With the end of the war in November 1918, football came to a halt once more. New leagues started to operate from 1919 and in the region that previously had formed the Nordkreis, the Kreisliga Nordmain, Kreisliga Südmain and Kreisliga Hessen were formed.

==National success==
The Nordkreis was one of the weaker regions as football was concerned in this era, taking out no Southern German championships at the time and never qualifying for the German championship.

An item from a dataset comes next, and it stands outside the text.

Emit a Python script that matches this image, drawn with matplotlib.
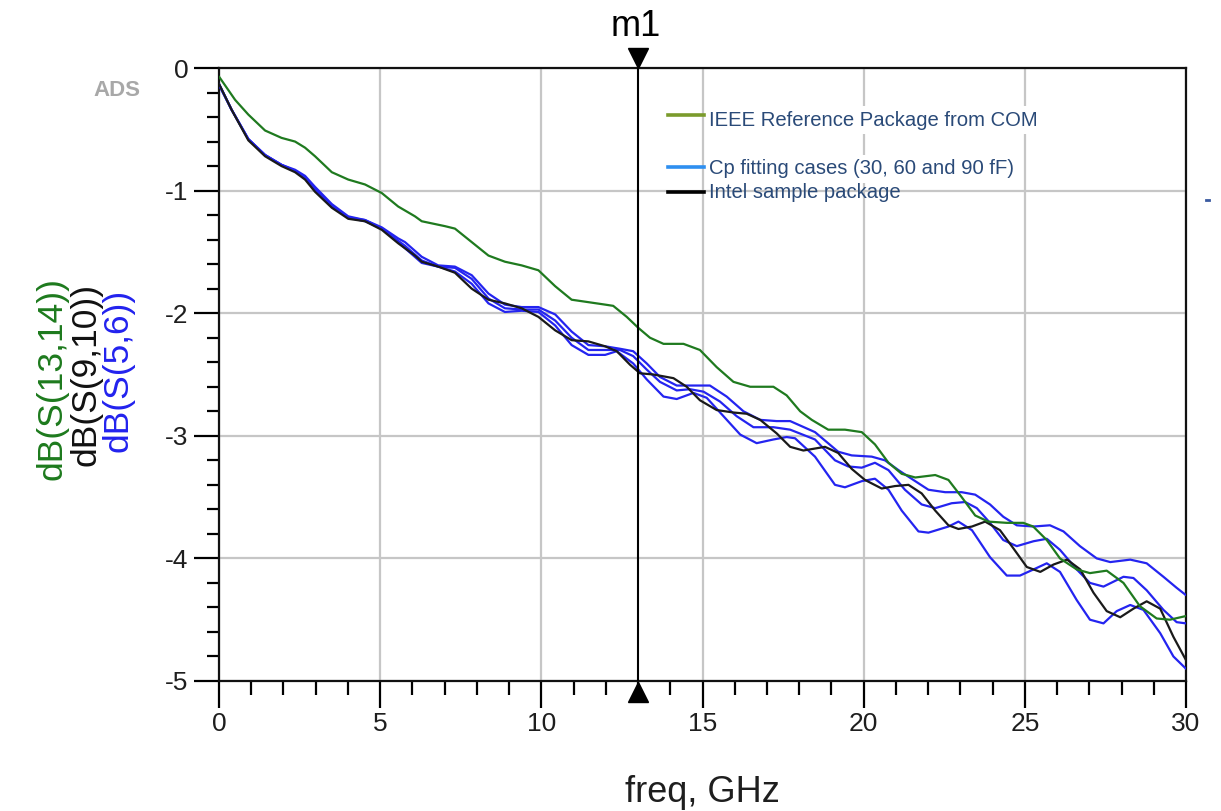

===Southern German championship===
Qualified teams and their results:
- 1910 German football championship: Viktoria 94 Hanau, 4th
- 1911: SV Wiesbaden, 4th
- 1912: Frankfurter FV, 4th
- 1913: Frankfurter FV, Runners-up
- 1914: Frankfurter FV, Runners-up
- 1916: FC Hanau 93, Semi-finals
- 1917: FSV Frankfurt, 3rd
- 1918: Amicitia 02 Frankfurt, Semi-finals

===German championship===
None qualified.

==Winners and runners-up of the Nordkreis-Liga and championship==

| Season | Winner | Runner-Up |
| 1909–10 | Viktoria 1894 Hanau | SV Wiesbaden |
| 1910–11 | SV Wiesbaden | FSV Frankfurt |
| 1911–12 | Frankfurter FV | FC Hanau 93 |
| 1912–13 | Frankfurter FV | Viktoria 1894 Hanau |
| 1913–14 | Frankfurter FV | SV Wiesbaden |
| 1914–15 | not held |  |
| 1915–16 | FC Hanau 93 | FSV Frankfurt |
| 1916–17 | FSV Frankfurt | Amicitia 02 Frankfurt |
| 1917–18 | Amicitia 02 Frankfurt | FSV Frankfurt |
| 1918–19 | not held |  |

==Placings in the Nordkreis-Liga 1909-14==

| Club | 1910 | 1911 | 1912 | 1913 | 1914 |
|---|---|---|---|---|---|
| Viktoria 1894 Hanau | 1 | 6 | 4 | 2 | 5 |
| SV Wiesbaden | 2 | 1 | 7 | 5 | 2 |
| FSV Frankfurt | 3 | 2 | 3 | 4 | 6 |
| FC Hanau 93 | 4 | 4 | 2 | 6 | 3 |
| Amicitia 02 Frankfurt | 5 | 9 |  |  |  |
| Kickers Frankfurt ^{1} | 6 | 5 |  |  |  |
| Kickers Offenbach | 7 | 3 | 5 | 3 | 4 |
| Viktoria Frankfurt ^{1} | 8 | 7 |  |  |  |
| Germania Bockenheim | 9 | 8 | 9 |  |  |
| Britannia Frankfurt | 10 | 11 | 8 |  |  |
| Germania Bieber | 11 | 10 | 11 |  | 8 |
| Fvgg Bockenheim | 12 | 13 | 12 |  |  |
| Germania 94 Frankfurt |  | 12 | 10 | 8 |  |
| Frankfurter FV ^{1} |  |  | 1 | 1 | 1 |
| SC Bürgel |  |  | 6 | 7 | 7 |

- ^{1} Viktoria and Kickers merged in 1911 to form Frankfurter FV, which, in turn, formed Eintracht Frankfurt in 1920.